The phone rings, and Klemek rushes to answer it after she clicks the bowl of butter, sugar, and egg whites into the mixer on the counter.
 
As she talks to a customer on the phone, the cogs of Blackmaket keep turning. Around the corner, one of Klemek’s assistants is decorating round sugar cookies for an Earth Day celebration, piping each one with blue and then green icing to look like little globes. In the back, a young man with his name and job title embroidered on his chef’s coat—David: Zombie Crew—is tossing diced apples in a sauce pan for the muffins and tarts Blackmarket bakes every morning.  What does he like about working at Blackmarket?
 
 “Her,” David points to Klemek, who is back to her tuile dough, tapping flour and cocoa powder through a sifter onto a sheet of wax paper.  “It’s rare that you find an atmosphere like this, and people that you can just click with.”
 
 David is right.
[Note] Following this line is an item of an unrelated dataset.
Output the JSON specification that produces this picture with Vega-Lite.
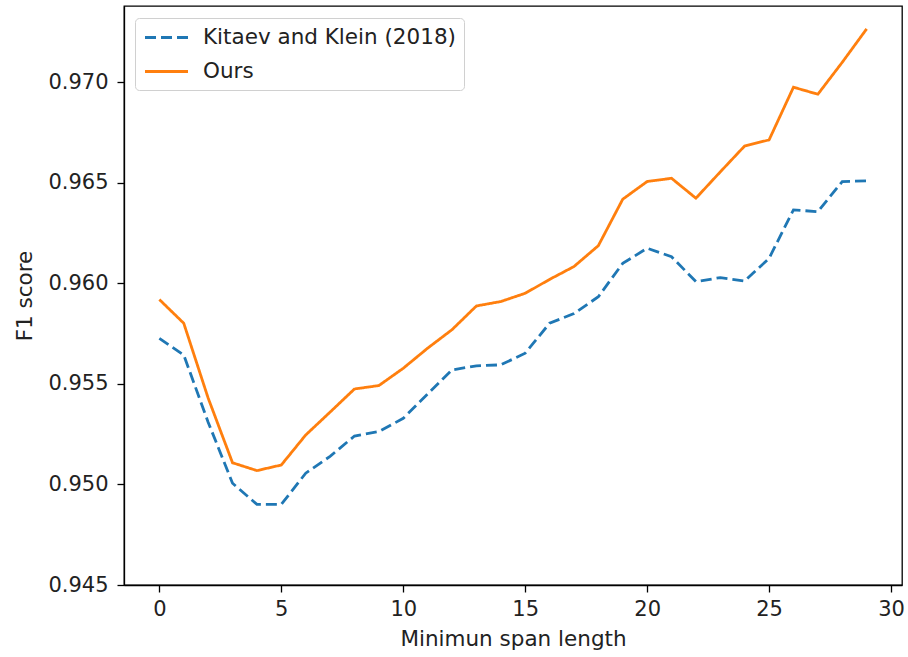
{
  "$schema": "https://vega.github.io/schema/vega-lite/v6.json",
  "autosize": "none",
  "width": 778,
  "height": 579,
  "padding": {"left": 124, "top": 6, "right": 6, "bottom": 72},
  "background": "white",
  "config": {
    "font": "DejaVu Sans",
    "view": {"stroke": "black", "strokeWidth": 1.3},
    "axis": {
      "grid": false,
      "domainColor": "black",
      "domainWidth": 1.3,
      "tickColor": "black",
      "tickWidth": 1.3,
      "tickSize": 7,
      "labelFont": "DejaVu Sans",
      "labelFontSize": 21,
      "labelColor": "#222",
      "titleFont": "DejaVu Sans",
      "titleFontSize": 21.5,
      "titleFontWeight": "normal",
      "titleColor": "#222"
    }
  },
  "data": {
    "values": [
      {"span": 0, "model": "Kitaev and Klein (2018)", "f1": 0.95727},
      {"span": 1, "model": "Kitaev and Klein (2018)", "f1": 0.95644},
      {"span": 2, "model": "Kitaev and Klein (2018)", "f1": 0.9531},
      {"span": 3, "model": "Kitaev and Klein (2018)", "f1": 0.95006},
      {"span": 4, "model": "Kitaev and Klein (2018)", "f1": 0.94901},
      {"span": 5, "model": "Kitaev and Klein (2018)", "f1": 0.94901},
      {"span": 6, "model": "Kitaev and Klein (2018)", "f1": 0.95056},
      {"span": 7, "model": "Kitaev and Klein (2018)", "f1": 0.9514},
      {"span": 8, "model": "Kitaev and Klein (2018)", "f1": 0.95241},
      {"span": 9, "model": "Kitaev and Klein (2018)", "f1": 0.95263},
      {"span": 10, "model": "Kitaev and Klein (2018)", "f1": 0.95329},
      {"span": 11, "model": "Kitaev and Klein (2018)", "f1": 0.9545},
      {"span": 12, "model": "Kitaev and Klein (2018)", "f1": 0.9557},
      {"span": 13, "model": "Kitaev and Klein (2018)", "f1": 0.9559},
      {"span": 14, "model": "Kitaev and Klein (2018)", "f1": 0.95595},
      {"span": 15, "model": "Kitaev and Klein (2018)", "f1": 0.95653},
      {"span": 16, "model": "Kitaev and Klein (2018)", "f1": 0.95802},
      {"span": 17, "model": "Kitaev and Klein (2018)", "f1": 0.9585},
      {"span": 18, "model": "Kitaev and Klein (2018)", "f1": 0.95934},
      {"span": 19, "model": "Kitaev and Klein (2018)", "f1": 0.961},
      {"span": 20, "model": "Kitaev and Klein (2018)", "f1": 0.96175},
      {"span": 21, "model": "Kitaev and Klein (2018)", "f1": 0.96133},
      {"span": 22, "model": "Kitaev and Klein (2018)", "f1": 0.96009},
      {"span": 23, "model": "Kitaev and Klein (2018)", "f1": 0.96029},
      {"span": 24, "model": "Kitaev and Klein (2018)", "f1": 0.96012},
      {"span": 25, "model": "Kitaev and Klein (2018)", "f1": 0.96125},
      {"span": 26, "model": "Kitaev and Klein (2018)", "f1": 0.96366},
      {"span": 27, "model": "Kitaev and Klein (2018)", "f1": 0.96357},
      {"span": 28, "model": "Kitaev and Klein (2018)", "f1": 0.96507},
      {"span": 29, "model": "Kitaev and Klein (2018)", "f1": 0.9651},
      {"span": 0, "model": "Ours", "f1": 0.9592},
      {"span": 1, "model": "Ours", "f1": 0.95802},
      {"span": 2, "model": "Ours", "f1": 0.9543},
      {"span": 3, "model": "Ours", "f1": 0.95108},
      {"span": 4, "model": "Ours", "f1": 0.95069},
      {"span": 5, "model": "Ours", "f1": 0.95097},
      {"span": 6, "model": "Ours", "f1": 0.95246},
      {"span": 7, "model": "Ours", "f1": 0.9536},
      {"span": 8, "model": "Ours", "f1": 0.95475},
      {"span": 9, "model": "Ours", "f1": 0.95492},
      {"span": 10, "model": "Ours", "f1": 0.95578},
      {"span": 11, "model": "Ours", "f1": 0.95678},
      {"span": 12, "model": "Ours", "f1": 0.9577},
      {"span": 13, "model": "Ours", "f1": 0.95888},
      {"span": 14, "model": "Ours", "f1": 0.9591},
      {"span": 15, "model": "Ours", "f1": 0.95951},
      {"span": 16, "model": "Ours", "f1": 0.9602},
      {"span": 17, "model": "Ours", "f1": 0.96084},
      {"span": 18, "model": "Ours", "f1": 0.96188},
      {"span": 19, "model": "Ours", "f1": 0.96419},
      {"span": 20, "model": "Ours", "f1": 0.96507},
      {"span": 21, "model": "Ours", "f1": 0.96523},
      {"span": 22, "model": "Ours", "f1": 0.96424},
      {"span": 23, "model": "Ours", "f1": 0.96555},
      {"span": 24, "model": "Ours", "f1": 0.96684},
      {"span": 25, "model": "Ours", "f1": 0.96714},
      {"span": 26, "model": "Ours", "f1": 0.96976},
      {"span": 27, "model": "Ours", "f1": 0.96941},
      {"span": 28, "model": "Ours", "f1": 0.971},
      {"span": 29, "model": "Ours", "f1": 0.97266}
    ]
  },
  "mark": {"type": "line", "strokeWidth": 2.8, "clip": true},
  "encoding": {
    "x": {
      "field": "span",
      "type": "quantitative",
      "scale": {"domain": [-1.45, 30.45], "nice": false, "zero": false},
      "axis": {"values": [0, 5, 10, 15, 20, 25, 30], "title": "Minimun span length", "titlePadding": 9, "labelPadding": 6}
    },
    "y": {
      "field": "f1",
      "type": "quantitative",
      "scale": {"domain": [0.945, 0.9738], "nice": false, "zero": false},
      "axis": {"values": [0.945, 0.95, 0.955, 0.96, 0.965, 0.97], "format": ".3f", "title": "F1 score", "titlePadding": 11, "labelPadding": 9}
    },
    "color": {
      "field": "model",
      "type": "nominal",
      "scale": {"domain": ["Kitaev and Klein (2018)", "Ours"], "range": ["#1f77b4", "#ff7f0e"]},
      "legend": {
        "title": null,
        "orient": "none",
        "legendX": 11,
        "legendY": 12,
        "padding": 8,
        "fillColor": "white",
        "strokeColor": "#d0d0d0",
        "cornerRadius": 4,
        "symbolType": "M-2.15,0H2.15",
        "symbolSize": 400,
        "symbolOffset": 12,
        "symbolStrokeWidth": 2.8,
        "rowPadding": 12,
        "labelFontSize": 21.5,
        "labelLimit": 400,
        "labelFont": "DejaVu Sans",
        "labelColor": "#222",
        "labelOffset": 25
      }
    },
    "strokeDash": {
      "field": "model",
      "type": "nominal",
      "scale": {"domain": ["Kitaev and Klein (2018)", "Ours"], "range": [[11, 5], [1, 0]]},
      "legend": null
    }
  }
}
From the personality of the head baker herself to the innovation she and her crew bring to the pastry world, what Blackmarket Bakery has is rare.
 
 “We’re not French, we’re not southern, we’re not grandma’s home-style yum-yum, anything like that,” Klemek says over the whir of the mixer. What Blackmarket is, what Klemek has made it to be, is real food for real people. It’s the good stuff you can’t get in a world dominated by the mass produced and processed baked goods, or the over-the-top pastry creations of reality TV, or the cupcakes and cake pops that have seemed to be all the rage.  
 
 When it comes to what’s cutesy or trendy, Klemek doesn’t buy in. “I’m just…not a fan.” She watches the KitchenAid whip the butter and the sugar and the egg whites smooth, pouring in the flour and cocoa powder bit by bit. “I want to do more what my grandma would eat, or bake herself. Maybe update the flavors and make it more fun, but that’s the idea.”  Klemek is embracing that heritage of making things from scratch, without fancy equipment, without fancy ingredients.  “Just go to the grocery store!” Klemek says. “Butter flour sugar eggs. Chocolate. Cream. That’s it. And you can do practically anything.”